On the other hand, things change. What worked in the past (including phone contracts), while it has become a habit for many, is now a great way to waste a lot of money unless you are prepared to manage both your data usage and commercial agreement with the phone company proactively.
Remember, these contracts were introduced a quarter century ago, a number of the ways that people behave when it comes to their phone agreements have changed. In 1990, data was a tiny component of a plan, rarely mentioned explicitly in discussions with your phone company. Now data is about all there is to worry about when you’re picking a plan.
Our recommendation is to buy the phone outright and add your own prepaid or SIM Only plan. We have written about it extensively and choosing this course can save you up to 25% of the contracted value. Again, remember, that’s in addition to the $500 you will save avoiding excess data fees and by keeping your phone longer, as we show on this page.
Mobile phone contracts are, for most (in our view), a convenient but expensive waste of time. A small amount of research, including reading this page, will help you get the benefit of increased data allowances in plans as your usage grows.
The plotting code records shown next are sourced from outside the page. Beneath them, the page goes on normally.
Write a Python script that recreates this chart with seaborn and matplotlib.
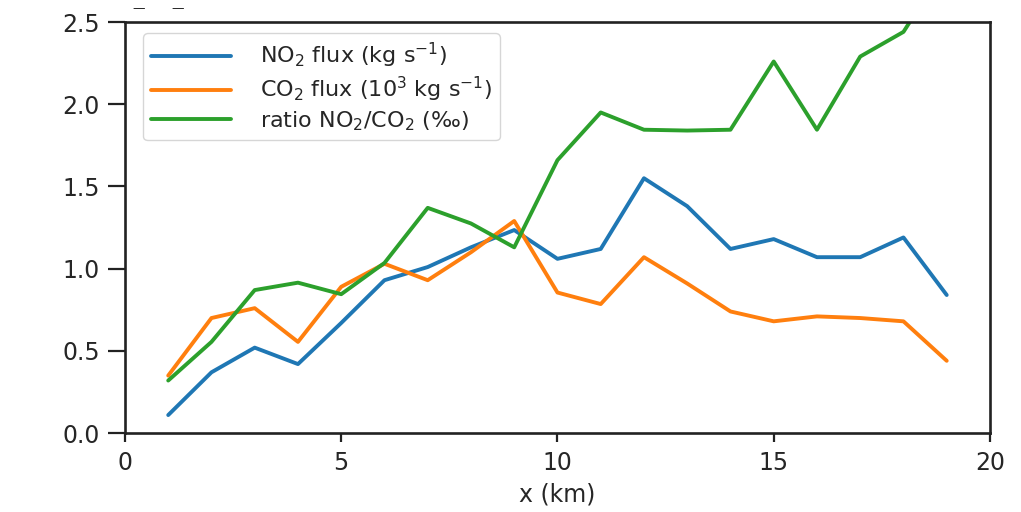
import numpy as np
import pandas as pd
import matplotlib
matplotlib.use("Agg")
import matplotlib.pyplot as plt
import seaborn as sns

# Data
x_km = [1, 2, 3, 4, 5, 6, 7, 8, 9, 10, 11, 12, 13, 14, 15, 16, 17, 18, 19]
no2_flux = [0.11, 0.37, 0.52, 0.42, 0.67, 0.93, 1.01, 1.13, 1.235, 1.06, 1.12,
            1.55, 1.38, 1.12, 1.18, 1.07, 1.07, 1.19, 0.84]
co2_flux = [0.35, 0.70, 0.76, 0.555, 0.89, 1.03, 0.93, 1.10, 1.29, 0.855, 0.785,
            1.07, 0.91, 0.74, 0.68, 0.71, 0.70, 0.68, 0.44]
ratio = [0.32, 0.555, 0.87, 0.915, 0.845, 1.035, 1.37, 1.275, 1.13, 1.66, 1.95,
         1.845, 1.84, 1.845, 2.26, 1.845, 2.29, 2.44, 2.85]
labels = [r'NO$_2$ flux (kg s$^{-1}$)',
          r'CO$_2$ flux (10$^3$ kg s$^{-1}$)',
          r'ratio NO$_2$/CO$_2$ (‰)']
colors = ['#1f77b4', '#ff7f0e', '#2ca02c']

df = pd.DataFrame({
    'x': x_km * 3,
    'value': no2_flux + co2_flux + ratio,
    'series': [labels[0]] * len(x_km) + [labels[1]] * len(x_km) + [labels[2]] * len(x_km),
})

sns.set_style("ticks")
plt.rcParams['font.family'] = ['DejaVu Sans']
plt.rcParams['font.size'] = 16

fig = plt.figure(figsize=(10.21, 5.12), dpi=100)
ax = fig.add_axes([0.1224, 0.154, 0.9696 - 0.1224, 0.957 - 0.154])

sns.lineplot(data=df, x='x', y='value', hue='series', palette=colors,
             hue_order=labels, linewidth=2.8, ax=ax)

ax.set_xlim(0, 20)
ax.set_ylim(0, 2.5)
ax.set_xticks([0, 5, 10, 15, 20])
ax.set_yticks([0.0, 0.5, 1.0, 1.5, 2.0, 2.5])
ax.set_yticklabels(['0.0', '0.5', '1.0', '1.5', '2.0', '2.5'])
ax.set_xlabel('x (km)', fontsize=17, labelpad=6)
ax.set_ylabel('')
ax.tick_params(axis='x', labelsize=17, length=6.5, width=1.6, pad=6, color='#222222')
ax.tick_params(axis='y', labelsize=17, length=12, width=1.6, pad=6, color='#222222')
for s in ax.spines.values():
    s.set_visible(True)
    s.set_linewidth(1.9)
    s.set_color('#222222')

leg = ax.legend(loc='upper left', bbox_to_anchor=(0.021, 0.973), borderaxespad=0,
                fontsize=16, handlelength=3.6, handletextpad=1.3,
                labelspacing=0.22, borderpad=0.35,
                frameon=True, framealpha=0.8, edgecolor='#cccccc')
for line in leg.get_lines():
    line.set_linewidth(2.8)

# partially visible marks at the top edge (remnant of a cropped title)
fig.text(0.1357, 0.984, '—', fontsize=9, color='#222222', ha='center', va='center')
fig.text(0.1738, 0.984, '—', fontsize=9, color='#222222', ha='center', va='center')

fig.savefig('out.png', dpi=100)
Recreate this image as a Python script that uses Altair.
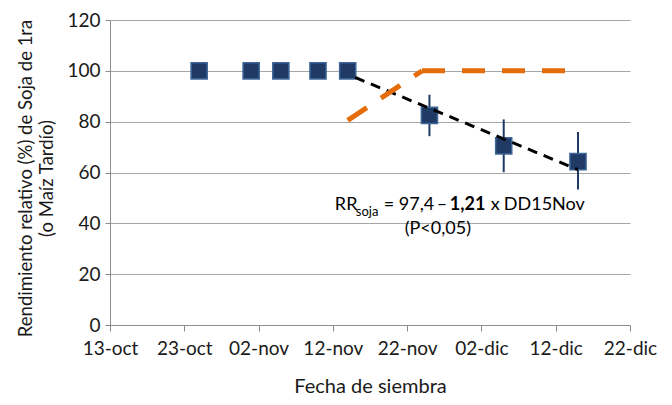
import altair as alt
import pandas as pd

# ---- data ----
fechas = ["2020-10-25", "2020-11-01", "2020-11-05", "2020-11-10", "2020-11-14",
          "2020-11-25", "2020-12-05", "2020-12-15"]
rendimiento = [100, 100, 100, 100, 100, 82.5, 70.5, 64.3]

err_fechas = ["2020-11-25", "2020-12-05", "2020-12-15"]
err_bajo = [74.3, 60.1, 53.3]
err_alto = [90.6, 80.9, 75.9]

reg_fechas = ["2020-11-15", "2020-12-15"]
reg_valores = [97.4, 61.1]

maiz_fechas = ["2020-11-14", "2020-11-24", "2020-11-24", "2020-12-14"]
maiz_valores = [80.5, 100, 100, 100]
maiz_tramo = [1, 1, 2, 2]

tick_fechas = ["2020-10-13", "2020-10-23", "2020-11-02", "2020-11-12",
               "2020-11-22", "2020-12-02", "2020-12-12", "2020-12-22"]
y_ticks = [0, 20, 40, 60, 80, 100, 120]

ann_fecha = "2020-11-12"
ann_y = 45.2

FONT = "Lato"
NAVY = "#1f3a64"
ORANGE = "#e46c0a"


def dt(s):
    t = pd.Timestamp(s)
    return alt.DateTime(year=t.year, month=t.month, date=t.day, utc=True)


df_pts = pd.DataFrame({"fecha": fechas, "rr": rendimiento})
df_err = pd.DataFrame({"fecha": err_fechas, "lo": err_bajo, "hi": err_alto})
df_reg = pd.DataFrame({"fecha": reg_fechas, "rr": reg_valores})
df_maiz = pd.DataFrame({"fecha": maiz_fechas, "rr": maiz_valores, "tramo": maiz_tramo})
df_ann = pd.DataFrame({"fecha": [ann_fecha], "rr": [ann_y]})

x_scale = alt.Scale(type="utc", domain=[dt(tick_fechas[0]), dt(tick_fechas[-1])])
y_scale = alt.Scale(domain=[0, 120])

label_expr = ("utcFormat(datum.value, '%d') + '-' + "
              "['ene','feb','mar','abr','may','jun','jul','ago','sep','oct','nov','dic']"
              "[utcmonth(datum.value)]")

x_axis = alt.Axis(values=[dt(s) for s in tick_fechas], labelExpr=label_expr,
                  title="Fecha de siembra", grid=False, tickSize=6,
                  labelPadding=8, labelOverlap=False, labelFlush=False,
                  titleY=67, titleBaseline="alphabetic", titleFontSize=20)
y_axis = alt.Axis(values=y_ticks, title=["Rendimiento relativo (%)  de Soja de 1ra", "(o Maíz Tardío)"],
                  grid=True, tickSize=5, labelPadding=5, titleFontSize=18.5,
                  titleX=-94, titleY=158, titleBaseline="top", titleLineHeight=21)

X = alt.X("fecha:T", scale=x_scale, axis=x_axis)
Y = alt.Y("rr:Q", scale=y_scale, axis=y_axis)

err = alt.Chart(df_err).mark_rule(color=NAVY, strokeWidth=2).encode(
    x=alt.X("fecha:T", scale=x_scale),
    y=alt.Y("lo:Q", scale=y_scale),
    y2="hi:Q",
)

pts = alt.Chart(df_pts).mark_point(shape="square", filled=True, size=260,
                                    color=NAVY, opacity=1,
                                    stroke="#3d6597", strokeWidth=1.5).encode(x=X, y=Y)

reg = alt.Chart(df_reg).mark_line(color="black", strokeWidth=3,
                                   strokeDash=[10, 7]).encode(
    x=alt.X("fecha:T", scale=x_scale), y=alt.Y("rr:Q", scale=y_scale))

maiz = alt.Chart(df_maiz).mark_line(color=ORANGE, strokeWidth=5,
                                     strokeDash=[23, 17]).encode(
    x=alt.X("fecha:T", scale=x_scale), y=alt.Y("rr:Q", scale=y_scale),
    detail="tramo:N")


def ann(text, dx, dy=0, size=18, weight="normal", align="left"):
    return alt.Chart(df_ann).mark_text(
        text=text, dx=dx, dy=dy, fontSize=size, fontWeight=weight, font=FONT,
        align=align, baseline="alphabetic", color="black").encode(
        x=alt.X("fecha:T", scale=x_scale), y=alt.Y("rr:Q", scale=y_scale))


texts = (ann("RR", 2) + ann("soja", 23, dy=6, size=13) + ann("=", 51)
         + ann("97,4", 66) + ann("–", 104)
         + ann("1,21", 117, weight="bold") + ann("x", 158) + ann("DD15Nov", 171)
         + ann("(P<0,05)", 105, dy=24, align="center"))

chart = alt.layer(err, pts, reg, maiz, texts).properties(
    width=520, height=305,
    padding={"left": 102, "top": 12, "right": 30, "bottom": 72},
    autosize=alt.AutoSizeParams(type="none"),
).configure_view(stroke=None).configure_axis(
    labelFont=FONT, titleFont=FONT, labelFontSize=19,
    labelColor="#1a1a1a", titleColor="#1a1a1a", titleFontWeight="normal",
    domainColor="#8c8c8c", tickColor="#8c8c8c", gridColor="#a6a6a6",
    gridWidth=1, domainWidth=1,
)

chart.save("out.html", embed_options={"renderer": "svg", "actions": False})
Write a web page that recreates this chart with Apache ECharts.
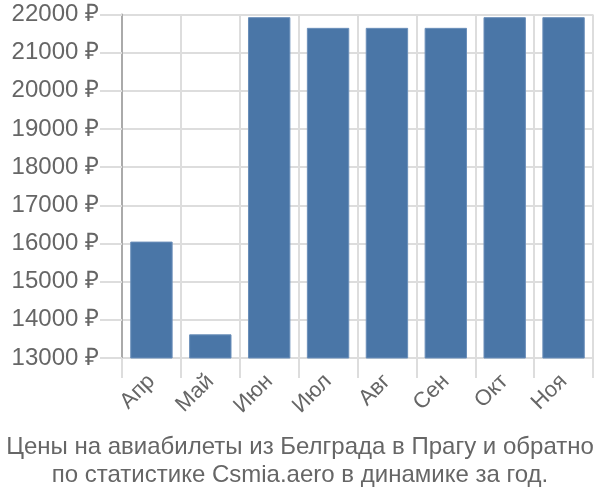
<!DOCTYPE html>
<html><head><meta charset="utf-8">
<script src="https://cdn.jsdelivr.net/npm/echarts@6/dist/echarts.min.js"></script>
<style>html,body{margin:0;padding:0;background:#fff}#c{width:600px;height:500px}</style>
</head><body><div id="c"></div>
<script>
var categories = ["Апр","Май","Июн","Июл","Авг","Сен","Окт","Ноя"];
var prices = [16050, 13620, 21930, 21650, 21650, 21650, 21930, 21930];
var titleLines = ["Цены на авиабилеты из Белграда в Прагу и обратно","по статистике Csmia.aero в динамике за год."];
var chart = echarts.init(document.getElementById('c'), null, {renderer:'canvas'});
chart.setOption({
  animation:false,
  textStyle:{fontFamily:'"Liberation Sans", Arial, sans-serif'},
  title:{text:titleLines.join('\n'), left:'center', bottom:6,
    textStyle:{fontSize:24, fontWeight:'normal', color:'#666', lineHeight:28, fontFamily:'"Liberation Sans", Arial, sans-serif'}},
  grid:{left:122, right:7, top:14.5, bottom:142},
  xAxis:{type:'category', data:categories,
    axisLine:{show:false},
    axisTick:{show:true, length:20, alignWithLabel:false, lineStyle:{color:'#ddd', width:2}},
    splitLine:{show:true, lineStyle:{color:'#ddd', width:2}},
    axisLabel:{rotate:45, fontSize:22, color:'#666', margin:20}},
  yAxis:{type:'value', min:13000, max:22000, interval:1000,
    axisLine:{show:true, lineStyle:{color:'#aaa', width:2}},
    axisTick:{show:true, length:22, lineStyle:{color:'#ddd', width:2}},
    splitLine:{show:true, lineStyle:{color:'#ddd', width:2}},
    axisLabel:{fontSize:24, color:'#666', margin:23, formatter:function(v){return v+' ₽';}}},
  series:[{type:'bar', data:prices, barCategoryGap:'28%',
    itemStyle:{color:'#4a76a7', borderColor:'#6b8fba', borderWidth:1}}]
});
</script></body></html>
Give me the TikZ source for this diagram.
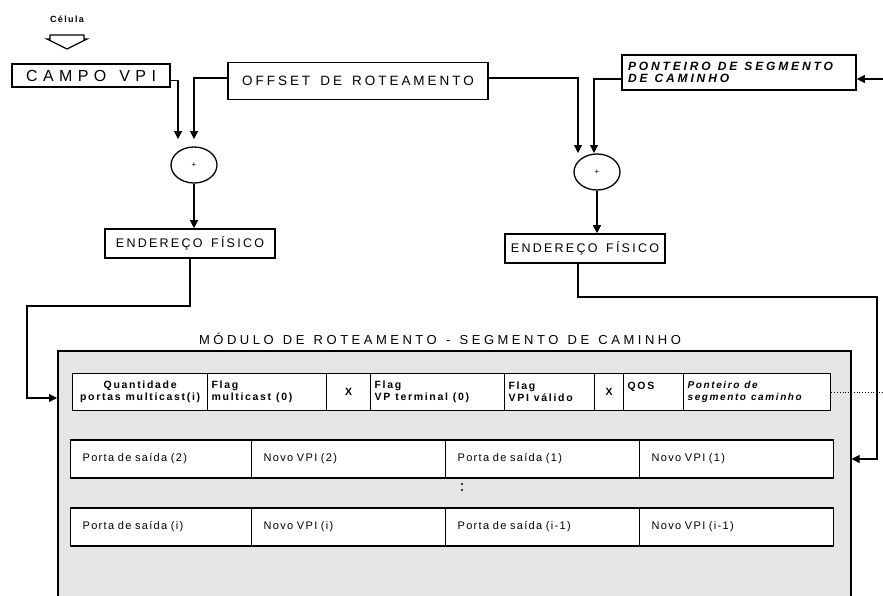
\documentclass[tikz,border=0pt]{standalone}
\usepackage{fontspec}
\setmainfont{Liberation Sans}
\newfontfamily\fcel[LetterSpace=15,WordSpace=2]{Liberation Sans}
\newfontfamily\fbig[LetterSpace=34,WordSpace=1.3]{Liberation Sans}
\newfontfamily\fwide[LetterSpace=22,WordSpace=1.5]{Liberation Sans}
\newfontfamily\ftitle[LetterSpace=27,WordSpace=1.3]{Liberation Sans}
\newfontfamily\fpont[LetterSpace=24]{Liberation Sans}
\newfontfamily\fend[LetterSpace=18,WordSpace=1.5]{Liberation Sans}
\newfontfamily\fhead[LetterSpace=16]{Liberation Sans}
\newfontfamily\fcell[LetterSpace=12,WordSpace=1.8]{Liberation Sans}
\newcommand\gap{\hspace{7pt}}
\newcommand\hgap{\hspace{5pt}}
\usetikzlibrary{arrows.meta,shapes.geometric,calc}

\begin{document}
\begin{tikzpicture}[x=1pt,y=-1pt,
  conn/.style={line width=1.1pt, -{Triangle[length=8pt,width=8pt]}},
  frame/.style={draw, line width=1.6pt, inner sep=0pt},
  sumnode/.style={draw, ellipse, line width=1.3pt, minimum width=46pt,
    minimum height=36pt, inner sep=0pt, font=\fontsize{8}{9}\selectfont},
  hcell/.style={draw, line width=1.3pt, minimum height=37pt, anchor=west,
    inner xsep=4pt, inner ysep=0pt, align=left,
    font=\fhead\bfseries\fontsize{10.5}{12}\selectfont},
  rcell/.style={draw, line width=1.3pt, minimum height=38pt, anchor=west,
    inner xsep=12pt, align=left, font=\fcell\fontsize{11}{13}\selectfont},
]
\fill[white] (0,0) rectangle (883,595);
\useasboundingbox (0,0) rectangle (883,595);

% input cell marker
\node[font=\fcel\bfseries\fontsize{9}{10}\selectfont] (cel) at (67,19) {Célula};
\draw[line width=1.3pt, line join=miter]
  (50,35) -- (84,35) -- (84,39) -- (87,39) -- (67,49) -- (47,39) -- (50,39) -- cycle;

% top row of boxes
\node[frame, minimum width=158pt, minimum height=23pt,
  font=\fbig\fontsize{16}{18}\selectfont] (campo) at (91,75.5) {CAMPO VPI};
\node[frame, minimum width=260pt, minimum height=37pt,
  font=\fwide\fontsize{13.5}{15}\selectfont] (offset) at (358,81) {OFFSET DE ROTEAMENTO};
\node[frame, minimum width=234pt, minimum height=35pt, inner xsep=6pt, align=left,
  text width=222pt, font=\fpont\bfseries\itshape\fontsize{12}{12.5}\selectfont]
  (pont) at (739,72.5) {PONTEIRO\gap DE\gap SEGMENTO\\DE\gap CAMINHO};

% adders
\node[sumnode] (sum1) at (194,165) {+};
\node[sumnode] (sum2) at (597,172) {+};

% physical address boxes
\node[frame, minimum width=170pt, minimum height=29pt,
  font=\fend\fontsize{12.5}{14}\selectfont] (end1) at (190,243.5) {ENDEREÇO FÍSICO};
\node[frame, minimum width=160pt, minimum height=29pt,
  font=\fend\fontsize{12.5}{14}\selectfont] (end2) at (585,248.5) {ENDEREÇO FÍSICO};

% routing module
\node[font=\ftitle\fontsize{13}{14}\selectfont] (title) at (440,339)
  {MÓDULO DE ROTEAMENTO - SEGMENTO DE CAMINHO};
\begin{scope}
  \clip (0,0) rectangle (883,595);
  \node[draw, line width=1.5pt, fill=black!10, minimum width=793pt,
    minimum height=270pt, anchor=north west, inner sep=0pt] (mod) at (57,350) {};
\end{scope}

% header entry
\node[hcell, fill=white, minimum width=135pt, text width=127pt, align=center] (q) at (72,392)
  {Quantidade\\portas\hgap multicast(i)};
\node[hcell, fill=white, minimum width=119pt, text width=111pt] (fm) at (207,392)
  {Flag\\multicast\hgap (0)};
\node[hcell, fill=white, minimum width=44pt, align=center] (x1) at (326,392) {X};
\node[hcell, fill=white, minimum width=134pt, text width=126pt] (vt) at (370,392)
  {Flag\\VP\hgap terminal\hgap (0)};
\node[hcell, fill=white, minimum width=90pt, text width=82pt] (vv) at (504,392)
  {Flag\\VPI\hgap válido};
\node[hcell, fill=white, minimum width=29pt, align=center] (x2) at (594,392) {X};
\node[hcell, fill=white, minimum width=60pt, text width=52pt] (qos) at (623,392)
  {QOS\\\mbox{}};
\node[hcell, fill=white, minimum width=147pt, text width=139pt,
  font=\fhead\bfseries\itshape\fontsize{10}{12}\selectfont] (pt) at (683,392)
  {Ponteiro\hgap de\\segmento\hgap caminho};

% output entries
\node[rcell, fill=white, minimum width=181pt, text width=157pt] (p2) at (70,459) {Porta de saída (2)};
\node[rcell, fill=white, minimum width=194pt, text width=170pt] (n2) at (251,459) {Novo VPI (2)};
\node[rcell, fill=white, minimum width=194pt, text width=170pt] (p1) at (445,459) {Porta de saída (1)};
\node[rcell, fill=white, minimum width=194pt, text width=170pt] (n1) at (639,459) {Novo VPI (1)};

\node[rcell, fill=white, minimum width=181pt, text width=157pt] (pi) at (70,527) {Porta de saída (i)};
\node[rcell, fill=white, minimum width=194pt, text width=170pt] (ni) at (251,527) {Novo VPI (i)};
\node[rcell, fill=white, minimum width=194pt, text width=170pt] (pim) at (445,527) {Porta de saída (i-1)};
\node[rcell, fill=white, minimum width=194pt, text width=170pt] (nim) at (639,527) {Novo VPI (i-1)};

% continuation mark
\fill (462,484) circle (1.1pt) (462,490) circle (1.1pt);

% connector end points
\coordinate (in1a) at (178,139);
\coordinate (in1b) at (194,139);
\coordinate (in2a) at (578,153);
\coordinate (in2b) at (594,153);
\coordinate (k1) at (27,306);
\coordinate (k2) at (877,297);
\coordinate (inL) at ($(mod.north west)+(0,48)$);
\coordinate (rim) at (883,0);
\coordinate (pin) at (883,79);

% connectors
\draw[conn] ([yshift=-5pt]campo.east) -| (in1a);
\draw[conn] ([yshift=3pt]offset.west) -| (in1b);
\draw[conn] ([yshift=3pt]offset.east) -| (in2a);
\draw[conn] ([yshift=-6.5pt]pont.west) -| (in2b);
\draw[conn] (sum1.south) -- (sum1.south |- end1.north);
\draw[conn] (sum2.south) -- (sum2.south |- end2.north);
\draw[conn] (end1.south) |- (k1) |- (inL);
\draw[conn] ([xshift=-7pt]end2.south) |- (k2) |- (mod.east |- n1.east);
\draw[dotted, line width=0.8pt] (pt.east) -- (pt.east -| rim);
\draw[conn] (pin) -- (pin -| pont.east);
\end{tikzpicture}
\end{document}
What Australia needs, obviously, is a leasing agreement option. We’ve seen these schemes pop up in the USA last year and the UK more recently. Leasing means you can spread the cost of the device over 2 years (or whatever term you prefer.) It removes the up front cost that so many find so painful. It separates your hardware agreement from your SIM agreement. When leasing hits, and we anticipate it will later this year, the whole market will be SIM Only and the unnecessary costs we have seen outlined on these pages will be a thing of the past.